As said, this initiative will aim to characterize the chemodiversity of the all botanical gardens of Switzerland. However, this ambitious objective will require us to evaluate our methodology. For this, we started by selecting two botanical collections: the Jardin Botanique de l’Université de Fribourg (JBUF) and the Jardin Botanique de Neuchâtel (JBN). This choice was made for practical reasons (these are the respective working places of the DBGI initiators) but also because these two gardens each offer their unique characteristics. On one hand the JBUF presents over 5000 species systematically organized to reflect the Angiosperm Phylogeny Group (APG) system. The JBUF researchers are specialized in conservation biology. On the other hand, the JBN presents over 2000 species organized in 8 sub-gardens. The JBN has a focus on ethnomedical plants. Below we will briefly outline the research workflow envisioned for the DBGI. The main steps have been schematized on Figure 3. The overall workflow can be divided into two main parts. One dealing with physical objects (upper part of Fig. 3) and a second one dealing with data and metadata acquired from these objects (lower part of Fig. 3).
Figure 3. Overview of the DBGI main steps and data
Regarding the physical objects, the steps are pretty simple and straightforward. Starting from a botanical garden (a living specimens collection), the aim is to sample each specimen and to build two libraries: a library of dried plant material and a library of chemical extracts. The dried plant material library will serve as a backup for extractions to be repeated and for orthogonal analysis (e.g. genetic sequencing). The chemical extracts library will be the source material for the mass-spectrometry digitization stage. This library will also be available for backups and orthogonal analysis (e.g. NMR profiling or bioassay campaigns). Complementary to herbarium, these two libraries offer an efficient way (reduced space, long term storage) to capture and conserve the chemistry of the botanical gardens.
For all operations occurring on physical objects (sampling, conservation, extraction), metadata are collected to document the experiment. For each botanical garden, data collection is made at the species level. A species is collected for each garden, curated and taxonomically resolved (using the Open Tree of Life framework) in order to be compared across gardens. The Botalista platform will also be exploited at this step. For each collected sample, data are acquired at a finer granularity (namely at the specimen level). Here we take advantage of the iNaturalist platform and app. Using a smartphone, pictures of the sampled specimen (including eventual label in the botanical gardens, sampled organ and collection label), collector identity, date and geolocation are conveniently captured at the time of the collection. This data is then automatically collected by the iNaturalist DBGI project.

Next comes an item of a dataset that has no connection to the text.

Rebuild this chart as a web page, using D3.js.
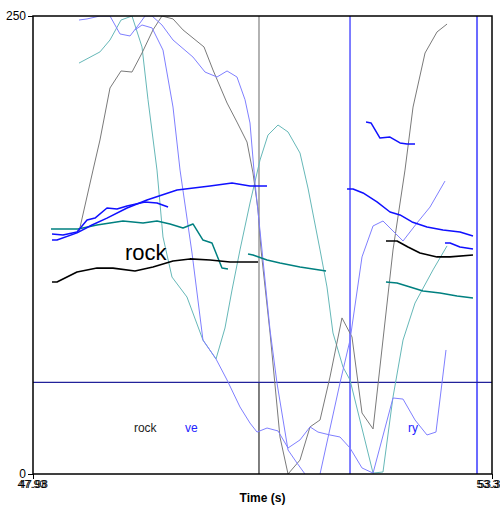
<!DOCTYPE html>
<html><head><meta charset="utf-8">
<script src="https://cdn.jsdelivr.net/npm/d3@7"></script>
<style>body{margin:0;background:#fff}svg{display:block;font-family:"Liberation Sans",Arial,sans-serif}</style>
</head><body><svg id="c" width="500" height="506"></svg>
<script>
// ---- data (time in s, value) ----
const xDomain = [47.98, 53.34];
const yDomain = [0, 250];
const yTicks = [0, 250];
const xTicks = [47.98, 53.34];
const xTickLabels = ["47.98", "53.34"];
const xTickLabelsAlt = ["47.93", "53.31"];

const black1 = [[48.202,104.8],[48.260,104.8],[48.494,110.3],[48.727,112.4],[48.914,112.4],[49.171,110.8],[49.381,113.0],[49.615,116.3],[49.813,117.4],[50.047,116.8],[50.281,115.7],[50.514,115.7],[50.608,115.7]];
const black2 = [[52.102,127.2],[52.231,127.2],[52.359,123.9],[52.499,120.6],[52.698,118.5],[52.850,118.5],[53.118,119.5]];

const teal1 = [[48.190,133.7],[48.330,133.7],[48.506,133.7],[48.727,135.9],[49.031,138.1],[49.265,137.0],[49.428,138.1],[49.580,136.5],[49.732,134.3],[49.848,136.5],[49.965,127.7],[50.070,126.1],[50.187,112.4],[50.257,111.9]];
const teal2 = [[50.491,120.1],[50.549,119.5],[50.713,116.8],[50.864,115.2],[51.098,113.0],[51.402,110.8]];
const teal3 = [[52.102,104.8],[52.231,104.3],[52.383,102.1],[52.534,99.9],[52.733,98.8],[52.932,97.2],[53.118,96.1]];

const blue1 = [[48.202,127.7],[48.260,127.7],[48.494,131.6],[48.669,135.9],[48.844,139.7],[49.078,145.2],[49.311,149.6],[49.662,155.0],[50.047,157.2],[50.304,158.8],[50.514,157.2],[50.713,157.2]];
const blue2 = [[48.202,131.0],[48.330,130.5],[48.494,132.1],[48.611,138.6],[48.704,139.7],[48.844,145.2],[48.961,144.7],[49.078,146.3],[49.288,148.5],[49.428,147.9],[49.557,145.7]];
const blue3 = [[51.647,155.6],[51.717,155.6],[51.834,153.4],[51.997,148.5],[52.149,143.0],[52.266,141.4],[52.406,137.6],[52.581,134.8],[52.768,133.2],[52.966,132.1],[53.118,129.9]];
const blue4 = [[52.791,126.1],[52.850,126.1],[52.966,123.9],[53.118,122.8]];
const blue5 = [[51.869,192.1],[51.927,191.6],[52.032,183.4],[52.149,183.9],[52.266,180.7],[52.348,180.1],[52.441,180.1]];

const lightBlueA = [[48.517,247.8],[48.611,248.4],[48.762,250],[48.879,250],[48.996,240.2],[49.113,239.1],[49.230,246.2],[49.288,250],[49.370,250],[49.486,245.1],[49.615,236.9],[49.848,227.6],[49.989,219.4],[50.129,216.7],[50.246,220.0],[50.362,216.7],[50.456,204.3],[50.514,191.6],[50.573,158.8],[50.654,122.3],[50.748,78.6],[50.829,49.7],[50.958,13.1],[51.063,6.0],[51.156,0]];
const lightBlueB = [[49.171,242.4],[49.253,245.1],[49.370,243.5],[49.498,231.4],[49.615,200.3],[49.697,165.9],[49.837,120.6],[49.965,73.1],[50.117,62.8],[50.246,51.3],[50.397,36.6],[50.514,27.8],[50.596,22.9],[50.713,25.1],[50.841,23.5],[50.958,14.2],[51.098,18.6],[51.215,25.7],[51.308,22.9],[51.448,21.3],[51.565,20.2],[51.682,14.2],[51.822,3.3],[51.951,0.5],[52.184,41.5],[52.301,40.9],[52.441,29.5],[52.581,21.3],[52.686,22.9],[52.803,67.7]];
const lightBlueC = [[51.332,0],[51.565,49.7],[51.682,73.1],[51.822,118.5],[51.951,135.4],[52.067,138.1],[52.301,127.2],[52.464,137.0],[52.616,145.7],[52.791,159.9]];

const gray1 = [[48.517,132.1],[48.681,165.9],[48.762,182.3],[48.879,210.7],[49.008,220.0],[49.136,219.4],[49.253,229.8],[49.381,242.4],[49.486,250],[49.615,248.4],[49.732,242.4],[49.977,233.1],[50.082,220.5],[50.246,202.5],[50.362,192.1],[50.479,181.2],[50.549,164.3],[50.608,144.1],[50.643,122.3],[50.748,77.0],[50.864,20.2],[50.958,0],[51.098,7.6],[51.215,25.7],[51.332,29.5],[51.448,52.9],[51.588,85.2],[51.705,74.8],[51.822,33.3],[51.951,24.6],[52.184,122.3],[52.324,165.9],[52.418,200.3],[52.558,229.8],[52.698,241.3],[52.815,245.6]];

const lightTeal1 = [[48.517,224.3],[48.762,230.4],[48.879,236.9],[49.008,247.8],[49.136,250],[49.253,233.1],[49.323,204.3],[49.428,165.9],[49.498,129.4],[49.603,107.5],[49.778,96.6],[49.965,73.1],[50.117,62.8],[50.222,79.7],[50.304,100.4],[50.397,122.3],[50.514,147.9],[50.631,171.4],[50.724,185.0],[50.841,190.5],[50.958,186.7],[51.098,175.2],[51.191,156.1],[51.332,122.3],[51.413,102.1],[51.483,77.0],[51.600,58.4],[51.682,51.3],[51.951,0.5],[52.067,1.1],[52.184,42.0],[52.301,73.1],[52.441,93.3],[52.651,111.4],[52.815,124.5]];

const boundaryGray = [50.619];
const boundaryBlue = [51.682];
const boundaryBlueRight = [53.165];
const tierLine = [50];

const labelsBig = [{t:49.054, v:116.8, text:"rock"}];
const labelsSmall = [{t:49.159, v:22.9, text:"rock", c:"#222"},{t:49.755, v:22.9, text:"ve", c:"#2222ff"},{t:52.359, v:22.9, text:"ry", c:"#2222ff"}];

// ---- drawing ----
const svg = d3.select("#c");
const L=33, R=492, T=16, B=474;
const x = d3.scaleLinear().domain(xDomain).range([L,R]);
const y = d3.scaleLinear().domain(yDomain).range([B,T]);

svg.append("defs").append("clipPath").attr("id","clip")
  .append("rect").attr("x",L).attr("y",T).attr("width",R-L).attr("height",B-T);
const g = svg.append("g").attr("clip-path","url(#clip)");
const line = d3.line().x(d=>x(d[0])).y(d=>y(d[1]));

function draw(data, color, w){
  g.append("path").datum(data).attr("d",line).attr("fill","none")
   .attr("stroke",color).attr("stroke-width",w).attr("stroke-linejoin","round");
}
// boundaries
boundaryGray.forEach(t=>{
  g.append("line").attr("x1",x(t)).attr("x2",x(t)).attr("y1",T).attr("y2",y(tierLine[0])).attr("stroke","#a0a0a0").attr("stroke-width",1.6);
  g.append("line").attr("x1",x(t)).attr("x2",x(t)).attr("y1",y(tierLine[0])).attr("y2",B).attr("stroke","#000").attr("stroke-width",1);
});
boundaryBlue.forEach(t=>g.append("line").attr("x1",x(t)).attr("x2",x(t)).attr("y1",T).attr("y2",B).attr("stroke","#3a3aff").attr("stroke-width",1.3));
boundaryBlueRight.forEach(t=>g.append("line").attr("x1",x(t)).attr("x2",x(t)).attr("y1",T).attr("y2",B).attr("stroke","#6a6aff").attr("stroke-width",2));
tierLine.forEach(v=>g.append("line").attr("x1",L).attr("x2",R).attr("y1",y(v)).attr("y2",y(v)).attr("stroke","#22229a").attr("stroke-width",1.4));

draw(lightTeal1, "#66b8b8", 1);
draw(gray1, "#7a7a7a", 1);
draw(lightBlueA, "#7f7fff", 1);
draw(lightBlueB, "#7f7fff", 1);
draw(lightBlueC, "#7f7fff", 1);
[teal1,teal2,teal3].forEach(d=>draw(d,"#008080",1.5));
[blue1,blue2,blue3,blue4,blue5].forEach(d=>draw(d,"#1010ff",1.5));
[black1,black2].forEach(d=>draw(d,"#000",1.6));

// frame
svg.append("rect").attr("x",L).attr("y",T).attr("width",R-L).attr("height",B-T)
  .attr("fill","none").attr("stroke","#000").attr("stroke-width",1.5);

// axes
const ya = svg.append("g").attr("transform",`translate(${L},0)`)
  .call(d3.axisLeft(y).tickValues(yTicks).tickSize(5).tickPadding(2).tickFormat(d3.format("d")));
ya.select(".domain").remove();
ya.selectAll("text").attr("font-size",12).attr("fill","#000").attr("font-family","Liberation Sans, Arial, sans-serif");

const xa = svg.append("g").attr("transform",`translate(0,${B})`)
  .call(d3.axisBottom(x).tickValues(xTicks).tickSize(5).tickPadding(1).tickFormat((d,i)=>xTickLabels[i]));
xa.select(".domain").remove();
xa.selectAll("text").attr("font-size",11.5).attr("fill","#000").attr("font-family","Liberation Sans, Arial, sans-serif");
xa.selectAll(".tick").append("text").text((d,i)=>xTickLabelsAlt[i])
  .attr("x",-1.5).attr("y",6).attr("dy","0.71em").attr("text-anchor","middle")
  .attr("font-size",11.5).attr("fill","#000").attr("font-family","Liberation Sans, Arial, sans-serif");

svg.append("text").attr("x",(L+R)/2).attr("y",502).attr("text-anchor","middle")
  .attr("font-weight","bold").attr("font-size",12).text("Time (s)");

// labels
labelsBig.forEach(l=>svg.append("text").attr("x",x(l.t)).attr("y",y(l.v)).attr("font-size",22).attr("fill","#000").text(l.text));
labelsSmall.forEach(l=>svg.append("text").attr("x",x(l.t)).attr("y",y(l.v)).attr("font-size",12).attr("fill",l.c).text(l.text));
</script></body></html>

The data of the project can then be programmatically accessed via the iNaturalist API. All species, specimens and experimental metadata will be collected and managed through an SQL database and accessed through a NocoDB instance for a convenient tracking of the samples by the DBGI participants.
The mass-spectrometry digitization then constitutes the core of the chemical information acquisition process. We use Ultra High Performance Liquid Chromatography coupled to High Resolution Mass Spectrometry (UHPLC-HRMS) to acquire fragmentation data in an untargeted fashion. Building on our computational metabolomics expertise we then organize and annotate the acquired pool of MS data. Here we will take advantage of five central tools (four of which were conceived by us). Molecular networking  will serve as a basis for spectral organization. The metabolite annotation will be performed by spectral matching against a theoretical natural products spectral database  and via a taxonomically informed scoring process  fed by an open resource of natural products biological occurrences (LOTUS ).